Alternative Table Storage Structures
- Heap organized tables are the default table type and are made up of variable length rows in random order.
- Other options are IOTs, index clusters, hash clusters and sorted hash clusters.
- Programmers don’t need to know the structure of the table, their code will remain unchanged.
Index Organized Tables (IOTs)
- An IOT looks and acts like a table but the segment used to store it is of type index.
- The key and entire row is stored in the leaf blocks of the B*Tree. (A regular index holds the key and a pointer to the row, in the leaf.)
- IOTs are faster than a heap table with an index because there is no need to reference the rowid pointer.
- IOTs can be created with an “overflow” segment. This works on the assumption that programmers will only need a few columns on a regular basis and the rest will be stored in the overflow segment.
- SQL> create table emp_iot (emp_no number, emp_ name varchar2(20), emp_dept varchar2(20), emp_dept number, constraint emp_pk primary key(emp_no)) organization index including emp_name overflow tablespace hr_over;
- The “including emp_name” part means all columns before and including emp_name will be stored in the IOT while the remainder will be stored in the overflow.
- An alternative to “including emp_name” would be “PCTTHRESHOLD n”. This states that n percent of the row will be stored in the IOT with the remainder going to the overflow.
- Mapping table required for secondary index:
- SQL> alter table emp_iot move mapping table;
- IOT will be reorganized and generate a mapping table (heap) which holds rowids for IOT. Secondary bitmap indexes can be built on the mapping table.
- SQL> create bitmap index emp_indx on emp_iot(emp_dept);
- Limitations:
- Table must be created with a primary key, nondeferrable, constraint.
- nondeferrable – checks constraints as soon as statement executes.
- deferrable – waits until commit to check constraints.
- An IOT Cannot be a clustered table
- Cannot have columns of type LONG
- Cannot have partitioning (which is only offered as an add-on anyway)
Index Clustered Tables
- An index cluster is a group of tables stored in one physical segment.
- All tables in the index cluster must have a common cluster key or column (sno in the example below).
- SQL> create cluster staff_clust (sno number) index;
- SQL> create index staff_idx on cluster staff_clust;
- SQL> create table staff (sno number, sname varchar2(20), constraint staff_pk primary key (sno)) cluster staff_clust (sno);
- SQL> create table address_lines(sno number constraint addr_fk references staff, lno number, ltext varchar2(100)) cluster staff_clust (sno);
Hash Clustered Tables
- Hash clusters also have a cluster key like index clusters. However, the key is used to construct a hashing algorithm.

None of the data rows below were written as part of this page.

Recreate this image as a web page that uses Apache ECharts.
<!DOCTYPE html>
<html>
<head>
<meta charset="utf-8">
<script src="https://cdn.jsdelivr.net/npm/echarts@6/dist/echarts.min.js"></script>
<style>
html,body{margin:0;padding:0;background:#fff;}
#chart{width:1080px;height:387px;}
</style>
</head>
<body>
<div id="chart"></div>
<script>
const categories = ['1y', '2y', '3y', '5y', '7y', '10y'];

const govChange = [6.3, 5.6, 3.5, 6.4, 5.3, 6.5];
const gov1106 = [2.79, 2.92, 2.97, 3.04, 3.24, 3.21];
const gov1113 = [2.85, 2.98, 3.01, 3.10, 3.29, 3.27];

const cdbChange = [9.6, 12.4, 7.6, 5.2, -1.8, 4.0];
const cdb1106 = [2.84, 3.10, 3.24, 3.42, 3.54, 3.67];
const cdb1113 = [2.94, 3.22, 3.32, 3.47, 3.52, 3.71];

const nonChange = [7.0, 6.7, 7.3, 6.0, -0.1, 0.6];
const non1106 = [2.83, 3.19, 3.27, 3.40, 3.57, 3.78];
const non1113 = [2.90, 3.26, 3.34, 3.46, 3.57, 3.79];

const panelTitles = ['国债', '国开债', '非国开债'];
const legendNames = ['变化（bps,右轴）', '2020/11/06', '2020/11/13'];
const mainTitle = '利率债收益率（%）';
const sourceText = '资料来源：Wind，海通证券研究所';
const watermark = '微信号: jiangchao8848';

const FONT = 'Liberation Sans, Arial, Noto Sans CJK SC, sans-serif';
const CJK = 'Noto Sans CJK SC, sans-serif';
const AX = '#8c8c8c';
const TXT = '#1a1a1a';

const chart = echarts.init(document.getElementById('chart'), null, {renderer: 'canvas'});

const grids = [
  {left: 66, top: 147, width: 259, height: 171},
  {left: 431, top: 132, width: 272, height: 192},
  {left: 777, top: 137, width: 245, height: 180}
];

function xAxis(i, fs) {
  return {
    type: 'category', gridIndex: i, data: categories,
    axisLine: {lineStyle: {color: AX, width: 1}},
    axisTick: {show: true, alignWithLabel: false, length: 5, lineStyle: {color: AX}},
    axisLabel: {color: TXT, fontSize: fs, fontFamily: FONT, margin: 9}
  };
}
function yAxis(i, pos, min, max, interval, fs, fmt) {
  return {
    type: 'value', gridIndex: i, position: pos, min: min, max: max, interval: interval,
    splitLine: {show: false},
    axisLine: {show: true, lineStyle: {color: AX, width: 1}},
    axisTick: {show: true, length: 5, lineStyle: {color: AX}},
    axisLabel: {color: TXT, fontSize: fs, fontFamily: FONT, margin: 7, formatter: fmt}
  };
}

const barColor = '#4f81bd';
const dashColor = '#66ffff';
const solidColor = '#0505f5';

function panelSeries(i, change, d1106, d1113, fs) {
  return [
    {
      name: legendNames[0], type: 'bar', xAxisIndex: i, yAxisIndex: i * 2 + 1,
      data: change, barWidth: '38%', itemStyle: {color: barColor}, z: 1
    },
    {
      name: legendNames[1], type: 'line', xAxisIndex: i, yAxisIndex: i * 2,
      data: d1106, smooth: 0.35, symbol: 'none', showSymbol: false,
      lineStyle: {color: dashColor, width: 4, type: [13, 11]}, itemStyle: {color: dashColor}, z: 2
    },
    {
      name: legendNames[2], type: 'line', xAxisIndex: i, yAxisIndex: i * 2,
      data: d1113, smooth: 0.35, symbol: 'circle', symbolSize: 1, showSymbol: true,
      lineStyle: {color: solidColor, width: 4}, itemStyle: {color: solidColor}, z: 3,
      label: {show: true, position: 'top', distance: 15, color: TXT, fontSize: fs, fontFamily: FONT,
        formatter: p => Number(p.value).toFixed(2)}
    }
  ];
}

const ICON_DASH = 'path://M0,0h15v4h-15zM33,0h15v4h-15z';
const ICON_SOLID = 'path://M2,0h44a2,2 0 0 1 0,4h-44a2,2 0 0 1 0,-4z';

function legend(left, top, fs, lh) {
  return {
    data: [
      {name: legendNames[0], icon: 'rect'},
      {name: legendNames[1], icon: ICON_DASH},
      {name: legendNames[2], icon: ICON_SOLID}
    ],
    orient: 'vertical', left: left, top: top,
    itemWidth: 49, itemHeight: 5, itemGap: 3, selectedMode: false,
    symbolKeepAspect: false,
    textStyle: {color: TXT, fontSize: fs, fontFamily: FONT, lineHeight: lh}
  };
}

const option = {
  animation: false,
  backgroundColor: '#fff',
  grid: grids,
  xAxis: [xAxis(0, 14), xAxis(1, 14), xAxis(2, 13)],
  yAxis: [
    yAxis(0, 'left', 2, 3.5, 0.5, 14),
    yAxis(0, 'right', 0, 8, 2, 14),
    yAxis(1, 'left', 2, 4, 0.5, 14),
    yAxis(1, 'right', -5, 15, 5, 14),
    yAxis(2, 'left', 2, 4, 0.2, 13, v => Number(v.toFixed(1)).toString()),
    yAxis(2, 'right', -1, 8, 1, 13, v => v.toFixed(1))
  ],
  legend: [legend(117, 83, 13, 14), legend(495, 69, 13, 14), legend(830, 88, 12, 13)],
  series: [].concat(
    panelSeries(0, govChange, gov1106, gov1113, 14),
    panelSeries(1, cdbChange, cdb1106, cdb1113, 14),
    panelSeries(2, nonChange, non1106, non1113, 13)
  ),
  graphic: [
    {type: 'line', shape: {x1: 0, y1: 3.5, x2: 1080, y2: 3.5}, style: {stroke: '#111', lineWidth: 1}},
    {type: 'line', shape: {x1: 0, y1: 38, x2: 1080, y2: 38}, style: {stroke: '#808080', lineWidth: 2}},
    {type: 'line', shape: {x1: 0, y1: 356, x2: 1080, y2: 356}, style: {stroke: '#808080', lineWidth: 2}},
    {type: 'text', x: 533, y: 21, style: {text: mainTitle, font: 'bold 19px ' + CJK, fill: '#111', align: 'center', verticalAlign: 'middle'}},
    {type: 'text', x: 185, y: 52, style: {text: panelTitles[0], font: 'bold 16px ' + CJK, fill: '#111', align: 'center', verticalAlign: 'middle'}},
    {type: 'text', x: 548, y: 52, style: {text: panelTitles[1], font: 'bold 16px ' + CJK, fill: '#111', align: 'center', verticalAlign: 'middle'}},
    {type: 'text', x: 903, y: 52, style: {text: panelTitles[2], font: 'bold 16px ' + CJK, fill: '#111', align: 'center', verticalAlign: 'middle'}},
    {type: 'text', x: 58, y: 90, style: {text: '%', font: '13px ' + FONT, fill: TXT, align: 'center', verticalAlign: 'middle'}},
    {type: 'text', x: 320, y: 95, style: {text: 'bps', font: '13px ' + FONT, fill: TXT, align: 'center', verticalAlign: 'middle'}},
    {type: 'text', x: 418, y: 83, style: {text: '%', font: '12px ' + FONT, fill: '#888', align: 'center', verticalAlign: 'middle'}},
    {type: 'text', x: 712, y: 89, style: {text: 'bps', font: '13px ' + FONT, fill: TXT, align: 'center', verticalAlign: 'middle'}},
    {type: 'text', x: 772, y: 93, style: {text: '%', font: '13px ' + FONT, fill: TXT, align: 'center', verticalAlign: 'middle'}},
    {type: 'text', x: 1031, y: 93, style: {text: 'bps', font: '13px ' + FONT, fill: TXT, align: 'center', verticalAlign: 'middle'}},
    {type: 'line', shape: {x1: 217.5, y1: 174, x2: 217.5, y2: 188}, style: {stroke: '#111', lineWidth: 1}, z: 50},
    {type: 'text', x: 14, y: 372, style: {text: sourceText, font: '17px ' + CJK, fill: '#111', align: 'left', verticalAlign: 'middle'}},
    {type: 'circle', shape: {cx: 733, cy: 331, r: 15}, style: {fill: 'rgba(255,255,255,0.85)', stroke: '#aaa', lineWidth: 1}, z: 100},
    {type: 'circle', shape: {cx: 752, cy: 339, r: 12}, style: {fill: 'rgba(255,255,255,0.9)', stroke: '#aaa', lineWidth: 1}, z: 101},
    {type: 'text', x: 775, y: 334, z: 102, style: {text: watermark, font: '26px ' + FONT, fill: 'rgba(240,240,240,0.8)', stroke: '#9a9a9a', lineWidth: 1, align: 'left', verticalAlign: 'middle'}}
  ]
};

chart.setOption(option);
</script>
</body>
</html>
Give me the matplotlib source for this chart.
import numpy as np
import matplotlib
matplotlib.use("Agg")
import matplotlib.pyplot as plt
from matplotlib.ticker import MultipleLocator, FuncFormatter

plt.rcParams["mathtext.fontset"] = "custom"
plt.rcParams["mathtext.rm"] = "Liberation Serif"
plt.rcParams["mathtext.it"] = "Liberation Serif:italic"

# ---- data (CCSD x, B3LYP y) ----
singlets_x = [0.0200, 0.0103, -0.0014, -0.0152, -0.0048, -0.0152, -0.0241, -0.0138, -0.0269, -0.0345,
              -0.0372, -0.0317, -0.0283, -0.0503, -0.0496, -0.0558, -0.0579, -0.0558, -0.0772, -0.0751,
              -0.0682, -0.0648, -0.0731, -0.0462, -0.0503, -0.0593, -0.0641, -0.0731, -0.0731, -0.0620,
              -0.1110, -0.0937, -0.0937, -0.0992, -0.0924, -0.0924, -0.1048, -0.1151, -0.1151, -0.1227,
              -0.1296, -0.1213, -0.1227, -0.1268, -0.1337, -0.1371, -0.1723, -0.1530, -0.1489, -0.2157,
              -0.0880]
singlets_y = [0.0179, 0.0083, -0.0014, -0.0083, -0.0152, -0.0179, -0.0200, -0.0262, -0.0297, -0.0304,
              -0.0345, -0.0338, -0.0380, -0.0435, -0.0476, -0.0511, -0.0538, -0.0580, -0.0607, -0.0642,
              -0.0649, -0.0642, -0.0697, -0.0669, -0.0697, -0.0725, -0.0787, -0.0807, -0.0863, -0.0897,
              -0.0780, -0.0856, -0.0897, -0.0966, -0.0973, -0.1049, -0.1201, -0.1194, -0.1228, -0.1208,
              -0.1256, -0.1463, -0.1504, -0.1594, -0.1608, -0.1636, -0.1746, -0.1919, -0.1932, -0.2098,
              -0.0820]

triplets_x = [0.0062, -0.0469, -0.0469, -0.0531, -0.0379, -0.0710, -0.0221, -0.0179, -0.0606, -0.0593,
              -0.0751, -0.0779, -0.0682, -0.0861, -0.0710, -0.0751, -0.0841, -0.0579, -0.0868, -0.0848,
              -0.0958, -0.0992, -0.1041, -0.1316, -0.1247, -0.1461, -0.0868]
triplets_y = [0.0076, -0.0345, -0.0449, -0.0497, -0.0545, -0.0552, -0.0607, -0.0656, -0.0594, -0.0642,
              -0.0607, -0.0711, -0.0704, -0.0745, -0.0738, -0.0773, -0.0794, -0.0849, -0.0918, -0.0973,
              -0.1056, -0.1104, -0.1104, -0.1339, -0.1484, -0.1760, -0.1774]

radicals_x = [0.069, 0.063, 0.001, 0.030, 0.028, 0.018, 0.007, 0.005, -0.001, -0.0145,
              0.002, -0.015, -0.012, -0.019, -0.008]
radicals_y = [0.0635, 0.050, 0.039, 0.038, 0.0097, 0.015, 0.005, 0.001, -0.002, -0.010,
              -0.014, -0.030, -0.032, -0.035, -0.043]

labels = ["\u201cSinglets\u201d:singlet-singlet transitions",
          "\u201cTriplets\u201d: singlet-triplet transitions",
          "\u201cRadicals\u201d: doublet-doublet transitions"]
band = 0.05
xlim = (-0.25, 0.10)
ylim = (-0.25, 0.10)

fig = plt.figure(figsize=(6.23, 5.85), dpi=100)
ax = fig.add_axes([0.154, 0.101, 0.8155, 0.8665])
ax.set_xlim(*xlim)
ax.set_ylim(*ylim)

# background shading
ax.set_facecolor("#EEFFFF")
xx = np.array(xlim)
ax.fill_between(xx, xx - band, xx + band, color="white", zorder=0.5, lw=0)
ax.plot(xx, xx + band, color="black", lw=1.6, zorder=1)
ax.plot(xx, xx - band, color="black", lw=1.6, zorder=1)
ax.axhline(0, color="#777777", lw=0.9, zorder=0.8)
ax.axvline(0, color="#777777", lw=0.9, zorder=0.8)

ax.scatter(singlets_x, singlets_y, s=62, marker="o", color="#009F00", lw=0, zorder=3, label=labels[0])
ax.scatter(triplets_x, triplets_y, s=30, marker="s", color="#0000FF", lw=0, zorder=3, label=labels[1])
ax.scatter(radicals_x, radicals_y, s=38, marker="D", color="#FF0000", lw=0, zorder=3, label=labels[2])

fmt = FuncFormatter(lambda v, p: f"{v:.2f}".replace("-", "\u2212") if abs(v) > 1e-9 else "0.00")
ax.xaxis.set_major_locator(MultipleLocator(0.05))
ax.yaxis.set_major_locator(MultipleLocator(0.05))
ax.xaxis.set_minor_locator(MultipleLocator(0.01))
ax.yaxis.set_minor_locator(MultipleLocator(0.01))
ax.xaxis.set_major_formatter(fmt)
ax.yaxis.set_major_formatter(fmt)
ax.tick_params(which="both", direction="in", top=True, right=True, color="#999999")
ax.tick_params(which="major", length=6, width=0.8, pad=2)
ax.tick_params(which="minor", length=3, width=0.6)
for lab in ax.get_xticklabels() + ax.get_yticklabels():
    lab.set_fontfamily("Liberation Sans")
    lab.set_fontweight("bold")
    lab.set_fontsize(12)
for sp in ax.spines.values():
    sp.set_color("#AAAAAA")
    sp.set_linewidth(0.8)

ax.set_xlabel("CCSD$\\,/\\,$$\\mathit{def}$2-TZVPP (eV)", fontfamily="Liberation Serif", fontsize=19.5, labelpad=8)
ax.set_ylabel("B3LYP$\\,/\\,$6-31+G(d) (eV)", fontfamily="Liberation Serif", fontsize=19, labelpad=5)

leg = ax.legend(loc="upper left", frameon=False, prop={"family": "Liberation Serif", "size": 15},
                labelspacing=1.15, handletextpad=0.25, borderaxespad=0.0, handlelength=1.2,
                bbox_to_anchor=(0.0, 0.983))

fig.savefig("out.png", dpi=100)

- Whenever a row is inserted, Oracle assigns a physical location based on the hash value. This method, hash key access is the fastest method of retrieval.
- Searching an index will retrieve a location from the hash algorithm. This is CPU intensive instead of I/O.
- One drawback is that it is only efficient when searching for specific values, not ranges or get-next-record type of statements.
- Another drawback is the size consideration. The estimated number of rows is used to construct the hashing algorithm so if it’s very inaccurate, the performance will degrade.
Sorted Hash Clustered Tables
- Same as hash clustered tables except you specify which columns are to be sorted. The rows are sorted as part of the hash algorithm.
Parameters
- FAST_START_MTTR_TARGET (the smaller the value, the more often DBWn writes to disk )
- LOG_ARCHIVE_MAX_PROCESSES (number of archiver processes writing to arc destination. should be equal to number of destinations.)
- RESUMABLE_TIMEOUT (to set ENABLE RESUMABLE for entire instance – in seconds)
Tables & Views
- DBA_DATA_FILES (see which datafiles have autoextend)
- DBA_RESUMABLE (shows all suspended sessions / SQL text / error, etc.)
- V$SESSION (shows whether a session is suspended or not)
- DBA_FREE_SPACE (shows the free space available in the tablespaces)
- DBA_OUTSTANDING_ALERTS (shows alerts on tablespace size, etc.)
- DBA_ALERT_HISTORY (when alerts are no longer outstanding, they are moved here)
- DBA_SEGMENTS (check size of segment after shrink space on tables or rebuild on indexes)
- DBA_TABLES or USER_TABLES (will tell which cluster the table belongs to)
- DBA_SEGMENTS or USER_SEGMENTS (has field SEGMENT_TYPE of cluster or index, etc.)